ISIS recruits Russians to get into the U.S.
The reason why ISIS chose Russia to expand its influence is clear: Russian Caucasus region is very volatile and consists mostly of extremists willing to do pretty much anything.
However, the ultimate target of ISIS is the U.S., which is why it’s reasonable to say that ISIS is using Russians in order to get to Americans. ISIS holds a grudge against the U.S., which means once the terror group has amassed a significant amount of recruited Russians, it is likely to make hundreds – if not thousands – of attempts to send those recruited Russians to the U.S. soil.
In order to ensure stability in the region, Russia even expressed that it would likely to support some moderate rank-and-file Taliban to become a part of the Afghan government, Stoner wrote.
“Russian leaders point to the fact that heroin trafficking was less under the Taliban than in the past five years under the U.S./NATO coalition,” the author noted, adding that drugs are getting into the Russian territory.
As part of the efforts to establish a “defensive zone in Central Asia against Afghan radical or narcotics incursions into the Russian heartland,” Moscow is considering the possibility of deploying additional troops to Kyrgyzstan and Tajikistan, both neighboring with Afghanistan, as well as rearming both countries’ armies, Stoner pointed out.
Russia’s tough choices to protect itself
According to Stoner, Russia is at a crossroad of three difficult choices: (1) to return to its post-Soviet policy and create a northern buffer zone that would protect its Central Asian allies from any possible threats coming from Afghanistan.
The second (2) choice would be to agree to cooperate with the new president of the country, Ashraf Ghani.
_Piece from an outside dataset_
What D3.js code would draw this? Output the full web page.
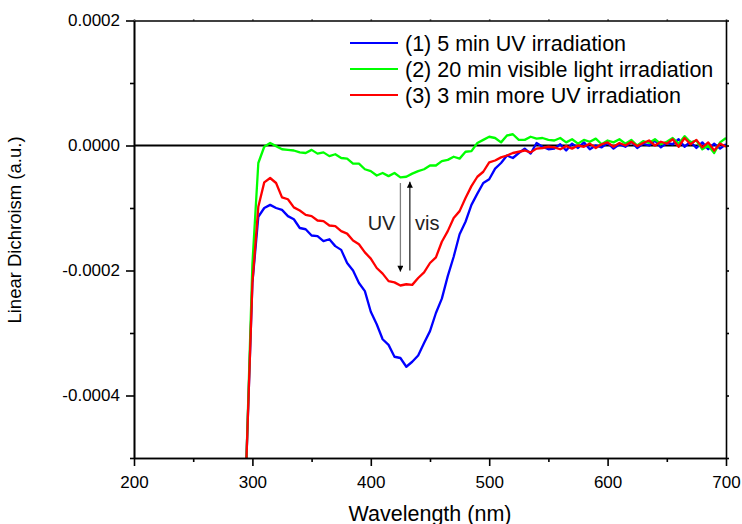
<!DOCTYPE html>
<html>
<head>
<meta charset="utf-8">
<script src="https://cdn.jsdelivr.net/npm/d3@7"></script>
<style>
  body { margin: 0; background: #fff; }
  text { font-family: "Liberation Sans", Arial, sans-serif; }
</style>
</head>
<body>
<div id="chart"></div>
<script>
// values are in units of 1e-4 (a.u.)
var unit = 1e-4;

var wavelength = [295, 300, 305, 310, 315, 320, 325, 330, 335, 340, 345, 350, 355, 360, 365, 370, 375, 380,
  385, 390, 395, 400, 405, 410, 415, 420, 425, 430, 435, 440, 445, 450, 455, 460, 465, 470, 475, 480,
  485, 490, 495, 500, 505, 510, 515, 520, 525, 530, 535, 540, 545, 550, 555, 560, 565, 570, 575, 580,
  585, 590, 595, 600, 605, 610, 615, 620, 625, 630, 635, 640, 645, 650, 655, 660, 665, 670, 675, 680,
  685, 690, 695, 700];

// (1) 5 min UV irradiation
var uv5 = [-5.0, -2.2, -1.14, -1.0, -0.95, -1.0, -1.03, -1.13, -1.18, -1.32, -1.34, -1.44, -1.45, -1.53, -1.5, -1.61, -1.67, -1.88,
  -2.0, -2.2, -2.33, -2.66, -2.86, -3.1, -3.19, -3.38, -3.4, -3.54, -3.46, -3.36, -3.16, -2.97, -2.68, -2.45, -2.09, -1.78, -1.42, -1.22,
  -0.95, -0.77, -0.6, -0.54, -0.37, -0.28, -0.16, -0.2, -0.12, -0.05, -0.13, 0.04, -0.02, -0.06, -0.05, 0.02, -0.08, 0.03, -0.04, 0.05,
  -0.06, 0.0, -0.03, 0.04, -0.05, 0.02, -0.02, 0.06, -0.04, 0.03, 0.0, 0.08, -0.03, 0.04, 0.02, 0.1, -0.02, 0.06, -0.04, 0.05,
  -0.06, 0.03, -0.05, 0.02];

// (2) 20 min visible light irradiation
var vis20 = [-5.0, -1.9, -0.28, -0.02, 0.04, -0.01, -0.06, -0.07, -0.08, -0.11, -0.12, -0.07, -0.13, -0.11, -0.17, -0.14, -0.2, -0.21,
  -0.29, -0.29, -0.38, -0.41, -0.48, -0.44, -0.49, -0.44, -0.51, -0.5, -0.45, -0.41, -0.38, -0.32, -0.32, -0.25, -0.23, -0.18, -0.21, -0.1,
  -0.09, 0.04, 0.09, 0.14, 0.12, 0.05, 0.16, 0.18, 0.09, 0.09, 0.14, 0.11, 0.12, 0.09, 0.08, 0.12, 0.05, 0.1, 0.03, 0.09,
  0.06, 0.11, 0.02, 0.08, 0.05, 0.1, 0.03, 0.09, 0.0, 0.07, 0.04, 0.1, 0.02, 0.06, 0.12, 0.03, 0.15, 0.05, 0.08, -0.06,
  0.0, -0.12, 0.05, 0.12];

// (3) 3 min more UV irradiation
var uv3 = [-5.0, -2.2, -0.98, -0.59, -0.52, -0.6, -0.83, -0.86, -0.99, -1.04, -1.11, -1.13, -1.2, -1.21, -1.28, -1.29, -1.37, -1.41,
  -1.52, -1.58, -1.71, -1.81, -1.96, -2.05, -2.17, -2.19, -2.24, -2.22, -2.23, -2.12, -2.03, -1.88, -1.79, -1.54, -1.37, -1.16, -1.05, -0.84,
  -0.65, -0.5, -0.42, -0.27, -0.24, -0.19, -0.16, -0.12, -0.1, -0.08, -0.11, -0.05, -0.04, -0.02, -0.03, -0.06, -0.01, -0.05, 0.0, -0.02,
  0.03, -0.04, 0.02, 0.05, -0.02, 0.04, 0.0, 0.06, -0.01, 0.04, 0.08, 0.0, 0.06, 0.03, 0.1, -0.02, 0.12, 0.02, 0.09, -0.03,
  0.05, -0.08, 0.03, -0.02];

var seriesNames = ["(1) 5 min UV irradiation", "(2) 20 min visible light irradiation", "(3) 3 min more UV irradiation"];
var seriesColors = ["#0000ff", "#00ff00", "#ff0000"];
var seriesValues = [uv5, vis20, uv3];

var xMajor = [200, 300, 400, 500, 600, 700];
var xMinor = [250, 350, 450, 550, 650];
var yMajor = [-0.0004, -0.0002, 0.0000, 0.0002];
var yMinor = [-0.0005, -0.0003, -0.0001, 0.0001];

var svgWidth = 742;
var svgHeight = 524;
var margin = { top: 20.5, right: 16, bottom: 66, left: 134 };
var width = svgWidth - margin.left - margin.right;
var height = svgHeight - margin.top - margin.bottom;

var svg = d3.select("#chart")
  .append("svg")
  .attr("width", svgWidth)
  .attr("height", svgHeight);

var chartGroup = svg.append("g")
  .attr("transform", `translate(${margin.left}, ${margin.top})`);

var xLinearScale = d3.scaleLinear().domain([200, 700]).range([0, width]);
var yLinearScale = d3.scaleLinear().domain([-0.0005, 0.0002]).range([height, 0]);

var defs = svg.append("defs");
defs.append("clipPath")
  .attr("id", "plotClip")
  .append("rect")
  .attr("width", width)
  .attr("height", height);

defs.append("marker")
  .attr("id", "head")
  .attr("markerUnits", "userSpaceOnUse")
  .attr("viewBox", "0 0 10 10")
  .attr("refX", 10).attr("refY", 5)
  .attr("markerWidth", 11).attr("markerHeight", 6)
  .attr("orient", "auto")
  .append("path")
  .attr("d", "M0,0 L10,5 L0,10 Z")
  .attr("fill", "#000");

// zero line
chartGroup.append("line")
  .attr("x1", 0).attr("x2", width)
  .attr("y1", yLinearScale(0)).attr("y2", yLinearScale(0))
  .attr("stroke", "#000").attr("stroke-width", 1.8);

// curves
var line = d3.line()
  .x((d, i) => xLinearScale(wavelength[i]))
  .y(d => yLinearScale(d * unit));

var curveGroup = chartGroup.append("g").attr("clip-path", "url(#plotClip)");
seriesValues.forEach(function (vals, k) {
  curveGroup.append("path")
    .datum(vals)
    .attr("d", line)
    .attr("fill", "none")
    .attr("stroke", seriesColors[k])
    .attr("stroke-width", 2.3)
    .attr("stroke-linejoin", "round");
});

// axes
function styleAxis(g) {
  g.selectAll("path.domain").attr("stroke", "#000").attr("stroke-width", 1.6);
  g.selectAll(".tick line").attr("stroke", "#000").attr("stroke-width", 1.6);
  g.selectAll("text").attr("font-size", "17px").attr("fill", "#000")
    .attr("font-family", "'Liberation Sans', Arial, sans-serif");
}

chartGroup.append("g")
  .attr("transform", `translate(0, ${height})`)
  .call(d3.axisBottom(xLinearScale).tickValues(xMajor).tickSize(8).tickPadding(10).tickSizeOuter(0).tickFormat(d3.format("d")))
  .call(styleAxis);
chartGroup.append("g")
  .attr("transform", `translate(0, ${height})`)
  .call(d3.axisBottom(xLinearScale).tickValues(xMinor).tickSize(4).tickSizeOuter(0).tickFormat(""))
  .call(styleAxis);

chartGroup.append("g")
  .call(d3.axisLeft(yLinearScale).tickValues(yMajor).tickSize(8).tickPadding(6).tickSizeOuter(0).tickFormat(d => d.toFixed(4)))
  .call(styleAxis);
chartGroup.append("g")
  .call(d3.axisLeft(yLinearScale).tickValues(yMinor).tickSize(4).tickSizeOuter(0).tickFormat(""))
  .call(styleAxis);

chartGroup.append("g")
  .call(d3.axisTop(xLinearScale).tickValues(xMajor.concat(xMinor)).tickSize(1).tickSizeOuter(0).tickFormat(""))
  .call(styleAxis);
chartGroup.append("g")
  .attr("transform", `translate(${width}, 0)`)
  .call(d3.axisRight(yLinearScale).tickValues(yMajor.concat(yMinor)).tickSize(3).tickSizeOuter(0).tickFormat(""))
  .call(styleAxis);

// axis titles
chartGroup.append("text")
  .attr("x", width / 2)
  .attr("y", height + 63)
  .attr("text-anchor", "middle")
  .attr("font-size", "21.5px")
  .text("Wavelength (nm)");

chartGroup.append("text")
  .attr("transform", "rotate(-90)")
  .attr("x", -(230 - margin.top))
  .attr("y", 21 - margin.left)
  .attr("text-anchor", "middle")
  .attr("font-size", "18.5px")
  .text("Linear Dichroism (a.u.)");

// UV / vis arrows
chartGroup.append("line")
  .attr("x1", xLinearScale(425)).attr("x2", xLinearScale(425))
  .attr("y1", yLinearScale(-0.6 * unit)).attr("y2", yLinearScale(-2.02 * unit))
  .attr("stroke", "#808080").attr("stroke-width", 1.3)
  .attr("marker-end", "url(#head)");
chartGroup.append("line")
  .attr("x1", xLinearScale(433)).attr("x2", xLinearScale(433))
  .attr("y1", yLinearScale(-2.0 * unit)).attr("y2", yLinearScale(-0.58 * unit))
  .attr("stroke", "#000").attr("stroke-width", 1.1)
  .attr("marker-end", "url(#head)");

chartGroup.append("text")
  .attr("x", xLinearScale(420.8))
  .attr("y", yLinearScale(-1.35 * unit))
  .attr("text-anchor", "end")
  .attr("font-size", "20px")
  .attr("fill", "#222")
  .text("UV");
chartGroup.append("text")
  .attr("x", xLinearScale(437.3))
  .attr("y", yLinearScale(-1.35 * unit))
  .attr("font-size", "20px")
  .attr("fill", "#222")
  .text("vis");

// legend
var legend = svg.append("g").attr("transform", "translate(350, 43)");
seriesNames.forEach(function (name, k) {
  var row = legend.append("g").attr("transform", `translate(0, ${k * 26})`);
  row.append("line")
    .attr("x1", 0).attr("x2", 48)
    .attr("stroke", seriesColors[k]).attr("stroke-width", 2);
  row.append("text")
    .attr("x", 55)
    .attr("dy", "0.35em")
    .attr("font-size", "21.5px")
    .text(name);
});
</script>
</body>
</html>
If the Kremlin opts for this choice, Russia would likely help to reduce narcotics trafficking, but at the same time, it could risk “allowing Afghanistan to again become a haven for radical Islamic terrorists,” Stoner noted.
And the third (3) choice would be to continue cooperating with Western forces in order to create a protective zone around Central Asia. However, the third choice creates certain difficulties, as it would cause a “counterbalancing strategy on the part of China, which would not fit with Russia’s strategy.”
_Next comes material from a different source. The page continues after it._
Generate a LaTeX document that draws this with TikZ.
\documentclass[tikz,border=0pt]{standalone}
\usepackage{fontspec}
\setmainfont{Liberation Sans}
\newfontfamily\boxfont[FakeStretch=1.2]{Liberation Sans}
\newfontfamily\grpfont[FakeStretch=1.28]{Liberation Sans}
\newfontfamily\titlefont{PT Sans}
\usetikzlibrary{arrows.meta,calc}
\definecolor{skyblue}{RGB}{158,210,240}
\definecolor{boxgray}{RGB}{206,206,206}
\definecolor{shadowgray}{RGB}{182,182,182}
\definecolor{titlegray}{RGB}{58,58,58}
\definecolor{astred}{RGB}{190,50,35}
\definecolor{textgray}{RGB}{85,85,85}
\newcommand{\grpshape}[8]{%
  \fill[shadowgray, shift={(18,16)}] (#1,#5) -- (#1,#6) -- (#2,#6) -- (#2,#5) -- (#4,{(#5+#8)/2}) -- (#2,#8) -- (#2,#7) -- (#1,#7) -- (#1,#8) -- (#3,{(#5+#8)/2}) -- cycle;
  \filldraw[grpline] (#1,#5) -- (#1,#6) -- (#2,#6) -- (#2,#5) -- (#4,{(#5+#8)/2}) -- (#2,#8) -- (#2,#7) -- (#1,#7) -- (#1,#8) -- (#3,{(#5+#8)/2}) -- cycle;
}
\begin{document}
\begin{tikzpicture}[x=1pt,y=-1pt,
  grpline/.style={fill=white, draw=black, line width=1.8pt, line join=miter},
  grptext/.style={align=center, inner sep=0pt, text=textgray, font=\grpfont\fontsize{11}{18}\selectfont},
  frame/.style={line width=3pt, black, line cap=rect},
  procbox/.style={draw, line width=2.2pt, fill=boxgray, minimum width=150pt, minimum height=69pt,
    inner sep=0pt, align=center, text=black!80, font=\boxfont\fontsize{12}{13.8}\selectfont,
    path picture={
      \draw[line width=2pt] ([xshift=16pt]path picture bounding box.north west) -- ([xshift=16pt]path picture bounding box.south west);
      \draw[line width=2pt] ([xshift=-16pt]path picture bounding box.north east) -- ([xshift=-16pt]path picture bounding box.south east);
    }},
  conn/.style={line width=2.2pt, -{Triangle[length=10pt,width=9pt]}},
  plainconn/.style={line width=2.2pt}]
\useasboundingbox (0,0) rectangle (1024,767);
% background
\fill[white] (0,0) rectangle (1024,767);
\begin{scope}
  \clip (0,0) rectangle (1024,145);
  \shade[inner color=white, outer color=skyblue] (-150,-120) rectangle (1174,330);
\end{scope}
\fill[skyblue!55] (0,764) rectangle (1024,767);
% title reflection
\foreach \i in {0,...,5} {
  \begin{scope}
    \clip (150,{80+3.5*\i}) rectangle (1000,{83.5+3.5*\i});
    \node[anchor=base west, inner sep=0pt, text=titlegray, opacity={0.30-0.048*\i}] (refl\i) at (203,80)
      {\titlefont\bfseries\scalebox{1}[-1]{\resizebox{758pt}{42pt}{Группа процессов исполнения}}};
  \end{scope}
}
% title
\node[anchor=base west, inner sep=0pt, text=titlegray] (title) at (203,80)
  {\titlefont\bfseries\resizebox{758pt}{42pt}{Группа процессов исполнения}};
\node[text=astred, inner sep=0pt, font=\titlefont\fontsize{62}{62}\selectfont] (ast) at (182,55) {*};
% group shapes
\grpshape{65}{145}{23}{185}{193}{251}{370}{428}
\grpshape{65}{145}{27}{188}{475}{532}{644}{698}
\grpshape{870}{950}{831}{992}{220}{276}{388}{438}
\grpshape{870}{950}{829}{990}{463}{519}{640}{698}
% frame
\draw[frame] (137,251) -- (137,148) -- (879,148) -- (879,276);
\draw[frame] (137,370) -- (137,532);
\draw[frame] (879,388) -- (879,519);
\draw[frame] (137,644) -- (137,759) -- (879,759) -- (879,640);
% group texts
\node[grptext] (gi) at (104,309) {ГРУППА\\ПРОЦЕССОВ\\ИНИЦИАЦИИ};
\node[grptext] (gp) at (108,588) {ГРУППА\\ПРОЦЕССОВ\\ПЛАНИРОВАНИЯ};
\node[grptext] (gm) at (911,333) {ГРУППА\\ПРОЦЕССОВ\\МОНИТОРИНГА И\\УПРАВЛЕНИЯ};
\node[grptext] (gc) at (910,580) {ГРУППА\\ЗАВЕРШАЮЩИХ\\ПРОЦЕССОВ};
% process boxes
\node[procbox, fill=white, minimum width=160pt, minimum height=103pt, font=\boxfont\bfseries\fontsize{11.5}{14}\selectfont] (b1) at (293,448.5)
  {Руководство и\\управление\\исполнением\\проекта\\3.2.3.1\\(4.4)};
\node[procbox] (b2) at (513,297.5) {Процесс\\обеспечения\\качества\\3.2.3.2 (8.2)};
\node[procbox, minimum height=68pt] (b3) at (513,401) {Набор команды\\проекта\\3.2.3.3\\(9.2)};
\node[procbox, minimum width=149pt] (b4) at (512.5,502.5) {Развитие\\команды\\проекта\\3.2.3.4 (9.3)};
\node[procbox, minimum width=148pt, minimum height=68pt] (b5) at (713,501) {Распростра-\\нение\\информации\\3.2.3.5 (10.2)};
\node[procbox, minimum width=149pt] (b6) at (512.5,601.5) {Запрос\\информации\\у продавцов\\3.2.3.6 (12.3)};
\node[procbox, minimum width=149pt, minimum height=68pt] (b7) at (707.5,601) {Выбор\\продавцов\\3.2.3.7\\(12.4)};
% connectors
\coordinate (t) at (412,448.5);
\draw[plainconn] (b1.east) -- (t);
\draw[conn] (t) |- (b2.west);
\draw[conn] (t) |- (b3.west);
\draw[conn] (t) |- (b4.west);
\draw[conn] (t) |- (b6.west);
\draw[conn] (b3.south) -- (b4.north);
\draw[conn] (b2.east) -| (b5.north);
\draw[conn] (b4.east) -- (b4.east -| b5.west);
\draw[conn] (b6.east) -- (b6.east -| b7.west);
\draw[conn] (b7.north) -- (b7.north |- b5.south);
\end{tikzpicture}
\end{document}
However, the author also added, that this choice is ‘a long shot,” since Russia’s renewed confrontation with the West has created major difficulties in the cooperation between Russia and the West on the issues of Afghanistan.
Stoner argues that “there are few reliable indications of which path Russia is likely to choose,” while the elements of each choice can be traced in Russian statements and actions in the region.
China, Russia and U.S. uncertain what to do with Afghanistan
What Russia is most likely to choose is staying on the margins of the Afghanistan issue by focusing its efforts on protecting its own security interests in Central Asia.
“Russia has much to lose and little to gain by doing much more. For this reason, Russian policymakers are in the awkward position of not having wanted the Americans to come to Central Asia, but now, not wanting them to leave,” Stoner concluded.
It must be noted that with the death of Taliban leader Mullah Omar, world powers have been expressing their interest as to how the situation in the region is going to develop further.
The Taliban movement is on the brink of collapse, and not only the U.S. is uncertain how to handle new possible challenges on the ground, but also China and Russia, who are worried for the safety of their integration projects in the Eurasian region.
While the U.S. is faced with a choice of whether or not to keep its military contingent in Afghanistan, China fears that the established presence of ISIS in the country may put at risk its major Silk Road project. As for Russia, it’s trying to protect its own and its allies’ borders from Islamic militants and drug trafficking.